約3000社の多様なものづくり企業が集積する大阪・八尾。この地で友安製作所は、1948年にネジを製造する町工場として産声をあげた。戦後の高度経済成長期に和室より洋室が普及していくなか、金属製カーテンフックを加工する工作機を独自開発し、国内7割のシェアまで業績を伸ばした。だが、1980年代になると、プラスティック製の輸入品に押され、需要が激減。会社存続の危機のなか、先代の父(現会長)が一時病で倒れ、高校時代から米国留学し、現地の商社で働いていた友安啓則が帰国し、3代目社長となる。第二創業してDIYやインテリア商材の輸入や製造販売を手がけるようになった。

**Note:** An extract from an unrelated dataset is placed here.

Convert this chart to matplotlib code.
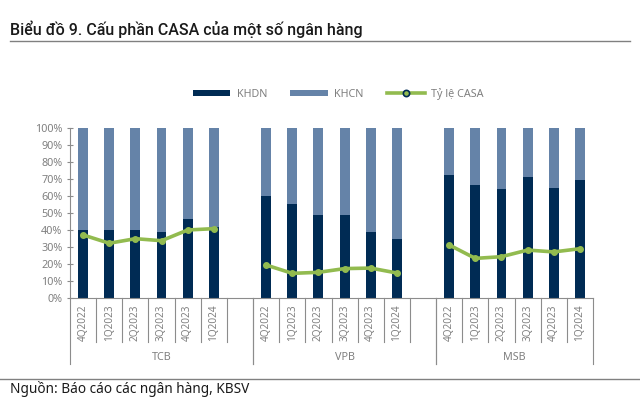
import matplotlib
matplotlib.use("Agg")
import matplotlib.pyplot as plt
from matplotlib.lines import Line2D
from matplotlib.patches import Patch
import matplotlib.transforms as mtransforms

plt.rcParams['font.family'] = ['Noto Sans', 'DejaVu Sans']

banks = ["TCB", "VPB", "MSB"]
quarters = ["4Q2022", "1Q2023", "2Q2023", "3Q2023", "4Q2023", "1Q2024"]
khdn = {
    "TCB": [40.2, 40.0, 39.8, 38.6, 46.7, 41.5],
    "VPB": [60.0, 55.1, 49.0, 49.0, 39.0, 34.9],
    "MSB": [72.2, 66.3, 64.3, 71.0, 64.7, 69.4],
}
casa = {
    "TCB": [37.1, 32.2, 34.9, 33.7, 40.0, 40.8],
    "VPB": [19.4, 14.5, 15.1, 17.3, 17.6, 14.7],
    "MSB": [31.2, 23.3, 24.3, 28.2, 27.1, 29.0],
}

C_KHDN = "#002b54"
C_KHCN = "#6583a8"
C_LINE = "#92bb4f"
GRAY = "#808080"
AXC = "#8c8c8c"

fig = plt.figure(figsize=(6.4, 4.11), dpi=100)
ax = fig.add_axes([70/640, 1-298/411, (593-70)/640, (298-128)/411])

slots_per_group = [7, 7, 6]
starts = [0, 7, 14]
bw = 0.38
for b, s in zip(banks, starts):
    xs = [s + i for i in range(len(quarters))]
    kd = khdn[b]
    kc = [100 - v for v in kd]
    ax.bar(xs, kd, width=bw, color=C_KHDN, zorder=2)
    ax.bar(xs, kc, bottom=kd, width=bw, color=C_KHCN, zorder=2)
    ax.plot(xs, casa[b], color=C_LINE, lw=2.6, marker="o", ms=4,
            mfc=C_LINE, mec=C_LINE, zorder=3, solid_capstyle="round")

ax.set_xlim(-0.5, 19.5)
ax.set_ylim(0, 100)
ax.set_yticks(range(0, 101, 10))
ax.set_yticklabels([f"{v}%" for v in range(0, 101, 10)], fontsize=7.8, color=GRAY)
ax.tick_params(axis="y", direction="inout", length=5, color=AXC, width=0.8, pad=3)
ax.set_xticks([])
for sp in ["top", "right"]:
    ax.spines[sp].set_visible(False)
for sp in ["left", "bottom"]:
    ax.spines[sp].set_color(AXC)
    ax.spines[sp].set_linewidth(0.8)

# category labels and separators
trans = mtransforms.blended_transform_factory(ax.transData, fig.transFigure)
y_ax = 1 - 298/411
y_small = 1 - 342/411
y_group = 1 - 364/411
for b, s, n in zip(banks, starts, slots_per_group):
    for i, q in enumerate(quarters):
        ax.text(s + i, 1 - 304/411, q, transform=trans, rotation=90,
                ha="center", va="top", fontsize=7.2, color=GRAY)
    for k in range(1, n):
        ax.add_line(Line2D([s + k - 0.5] * 2, [y_ax, y_small], transform=trans,
                           color=AXC, lw=0.8, clip_on=False))
    for xe in (s - 0.5, s + n - 0.5):
        ax.add_line(Line2D([xe] * 2, [y_ax, y_group], transform=trans,
                           color=AXC, lw=0.8, clip_on=False))
    ax.text(s + n / 2 - 0.5, 1 - 357/411, b, transform=trans, ha="center",
            va="center", fontsize=7.8, color=GRAY)

# legend
handles = [
    Patch(facecolor=C_KHDN, edgecolor="none"),
    Patch(facecolor=C_KHCN, edgecolor="none"),
    Line2D([], [], color=C_LINE, lw=2.6, marker="o", ms=4.5, mfc=C_LINE, mec=C_KHDN, mew=1.2),
]
leg = fig.legend(handles, ["KHDN", "KHCN", "Tỷ lệ CASA"], loc="center",
                 bbox_to_anchor=(338/640, 1 - 94/411), ncol=3, frameon=False,
                 fontsize=7.8, handlelength=3.5, handleheight=0.55,
                 columnspacing=2.1, handletextpad=0.6, labelcolor=GRAY)

# title, rules, source
fig.text(10/640, 1 - 29/411, "Biểu đồ 9. Cấu phần CASA của một số ngân hàng",
         fontsize=11.5, fontweight="medium", family=["Roboto", "Noto Sans", "DejaVu Sans"],
         color="#1a1a1a", ha="left", va="center")
fig.add_artist(Line2D([10/640, 630/640], [1 - 41/411] * 2, color="#808080", lw=1.0))
fig.add_artist(Line2D([0/640, 640/640], [1 - 379/411] * 2, color="#808080", lw=1.0))
fig.text(10/640, 1 - 389/411, "Nguồn: Báo cáo các ngân hàng, KBSV",
         fontsize=9.8, color="#1a1a1a", ha="left", va="center")

fig.savefig("out.png", dpi=100)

「子どものころからアトツギと言われて育ちましたが、自分で商売をしたいという思いが強かったです。一方で、職人である父に憧れもありました。かつては30人ほどの従業員がいて活気のあった町工場も僕の入社当時は5人ほど。倒産寸前で正直、期待外れでした」と苦笑いする。そんななか始めたインテリア事業とともに自社ECの立ち上げで販売力を身につけ、売り上げを25倍に伸ばした。

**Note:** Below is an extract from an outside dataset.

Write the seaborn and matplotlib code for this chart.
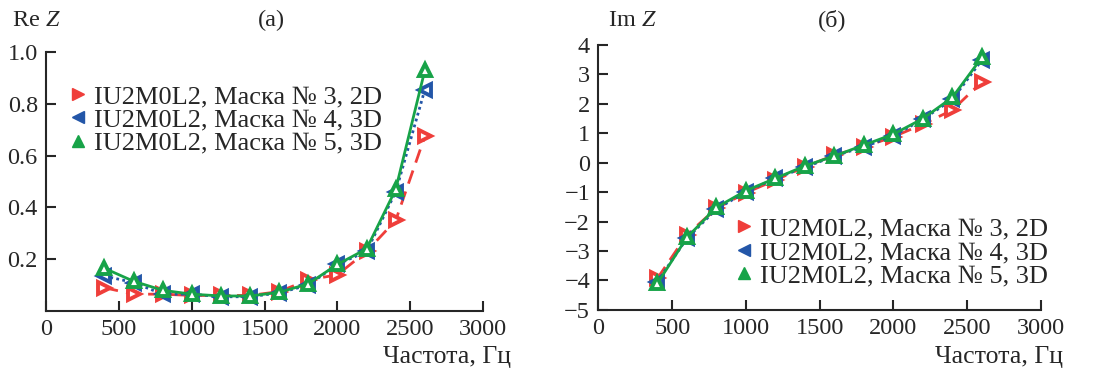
import numpy as np
import pandas as pd
import matplotlib
matplotlib.use('Agg')
import matplotlib.pyplot as plt
import seaborn as sns
from matplotlib.lines import Line2D

# Данные
freq = [400, 600, 800, 1000, 1200, 1400, 1600, 1800, 2000, 2200, 2400, 2600]
series_names = ['IU2M0L2, Маска № 3, 2D', 'IU2M0L2, Маска № 4, 3D', 'IU2M0L2, Маска № 5, 3D']

re_mask3 = [0.09, 0.065, 0.065, 0.06, 0.06, 0.06, 0.075, 0.12, 0.14, 0.23, 0.35, 0.675]
re_mask4 = [0.135, 0.11, 0.065, 0.065, 0.055, 0.055, 0.07, 0.10, 0.18, 0.23, 0.46, 0.855]
re_mask5 = [0.165, 0.115, 0.08, 0.065, 0.058, 0.058, 0.072, 0.105, 0.18, 0.24, 0.47, 0.93]

im_mask3 = [-3.93, -2.45, -1.55, -1.02, -0.59, -0.14, 0.26, 0.54, 0.88, 1.31, 1.79, 2.75]
im_mask4 = [-4.04, -2.57, -1.58, -0.99, -0.53, -0.16, 0.23, 0.54, 0.91, 1.48, 2.15, 3.49]
im_mask5 = [-4.10, -2.54, -1.52, -0.95, -0.53, -0.11, 0.23, 0.60, 0.97, 1.50, 2.22, 3.58]

colors = ['#ef3e3a', '#2356a8', '#17a348']
markers = ['>', '<', '^']
linestyles = [(0, (5, 3)), (0, (1, 1.2)), '-']

sns.set_style('ticks')
plt.rcParams['font.family'] = ['Liberation Serif', 'DejaVu Serif']
plt.rcParams['mathtext.fontset'] = 'custom'
plt.rcParams['mathtext.rm'] = 'Liberation Serif'
plt.rcParams['mathtext.it'] = 'Liberation Serif:italic'

def make_df(values):
    rows = []
    for name, vals in zip(series_names, values):
        for f, v in zip(freq, vals):
            rows.append({'freq': f, 'val': v, 'series': name})
    return pd.DataFrame(rows)

fig = plt.figure(figsize=(10.98, 3.72), dpi=100)
ax1 = fig.add_axes([0.042, 0.164, 0.398, 0.696])
ax2 = fig.add_axes([0.545, 0.167, 0.403, 0.712])

def draw(ax, df):
    for i, name in enumerate(series_names):
        sub = df[df['series'] == name]
        sns.lineplot(data=sub, x='freq', y='val', ax=ax, color=colors[i],
                     marker=markers[i], markersize=8, markerfacecolor='white',
                     markeredgecolor=colors[i], markeredgewidth=2.8,
                     linewidth=2.0, linestyle=linestyles[i], legend=False,
                     zorder=3 + i)
    for s in ['top', 'right']:
        ax.spines[s].set_visible(False)
    for s in ['left', 'bottom']:
        ax.spines[s].set_linewidth(1.5)
    ax.tick_params(direction='in', length=7, width=1.5, labelsize=17.5, pad=6)
    ax.set_xlim(0, 3000)
    ax.set_xticks([0, 500, 1000, 1500, 2000, 2500, 3000])
    ax.set_xlabel('')
    ax.set_ylabel('')

draw(ax1, make_df([re_mask3, re_mask4, re_mask5]))
ax1.set_ylim(0, 1.0)
ax1.set_yticks([0.2, 0.4, 0.6, 0.8, 1.0])
ax1.set_yticklabels(['0.2', '0.4', '0.6', '0.8', '1.0'])

draw(ax2, make_df([im_mask3, im_mask4, im_mask5]))
ax2.set_ylim(-5, 4)
ax2.set_yticks(range(-5, 5))
ax2.set_yticklabels([str(v).replace('-', '\u2212') for v in range(-5, 5)])

handles = [Line2D([], [], color=colors[i], marker=markers[i], linestyle='none',
                  markersize=9) for i in range(3)]
ax1.legend(handles, series_names, loc='upper left', bbox_to_anchor=(0.0, 0.946),
           frameon=False, fontsize=19, handletextpad=0.1, labelspacing=0.0,
           borderpad=0.2, handlelength=1.0)
ax2.legend(handles, series_names, loc='lower right', bbox_to_anchor=(1.058, 0.015),
           frameon=False, fontsize=19, handletextpad=0.1, labelspacing=0.0,
           borderpad=0.2, handlelength=1.0)

fig.text(0.011, 0.93, 'Re $Z$', fontsize=17.5)
fig.text(0.247, 0.93, '(a)', fontsize=17.5, ha='center')
fig.text(0.465, 0.025, 'Частота, Гц', fontsize=18.5, ha='right')

fig.text(0.554, 0.93, 'Im $Z$', fontsize=17.5)
fig.text(0.758, 0.93, '(б)', fontsize=17.5, ha='center')
fig.text(0.968, 0.025, 'Частота, Гц', fontsize=18.5, ha='right')

fig.savefig('out.png', dpi=100)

「世界中の人々の人生に彩りを」というビジョンを掲げ、東京や大阪、福岡に商品を手に取って見られるカフェをオープンしたり、工務店として近隣のものづくり企業のオフィスリノベーションを手がけたり、事業の多角化を進めた。さらに最近は地域共創の磁場として「まちづくり会社」へと生まれ変わりつつある。

転機は、八尾市が中小企業経営者の交流の場として2018年に市内に「みせるばやお」をつくり、そこから生まれた近隣自治体の工場を巻き込んだ合同オープンファクトリーイベント「FactorISM(ファクトリズム)」に参加し、運営にもかかわるようになったことだ。これらの中小企業間ネットワークづくりを促したのが、元八尾市職員の松尾泰貴だ。彼が21年4月に友安製作所に転職し、執行役員として経営にかかわるように。現在はFactorISMのクリエイティブ監修や地場の企業のコラボ商品開発や組織改革まで、友安メソッドを地域に広げていこうとしている。地域とともに永続的発展を目指す好事例だ。

「自社で売る力をつけたらものづくり企業は最強です。さらにジャパンブランドは世界で驚くほど強い。だから個より集の力で、日本のものづくりの魅力を世界に発信していきたい」

友安啓則
◎1978年生まれ。City University of Seattleで経営学修士 M.B.A.を取得。2004年に父親が営む線材加工製造業の会社へ入社し、インテリアの輸入商材を販売する新事業、翌年Web事業部を立ち上げ。16年代表取締役社長に就任。みせるばやお代表理事、FacorISM副実行委員長。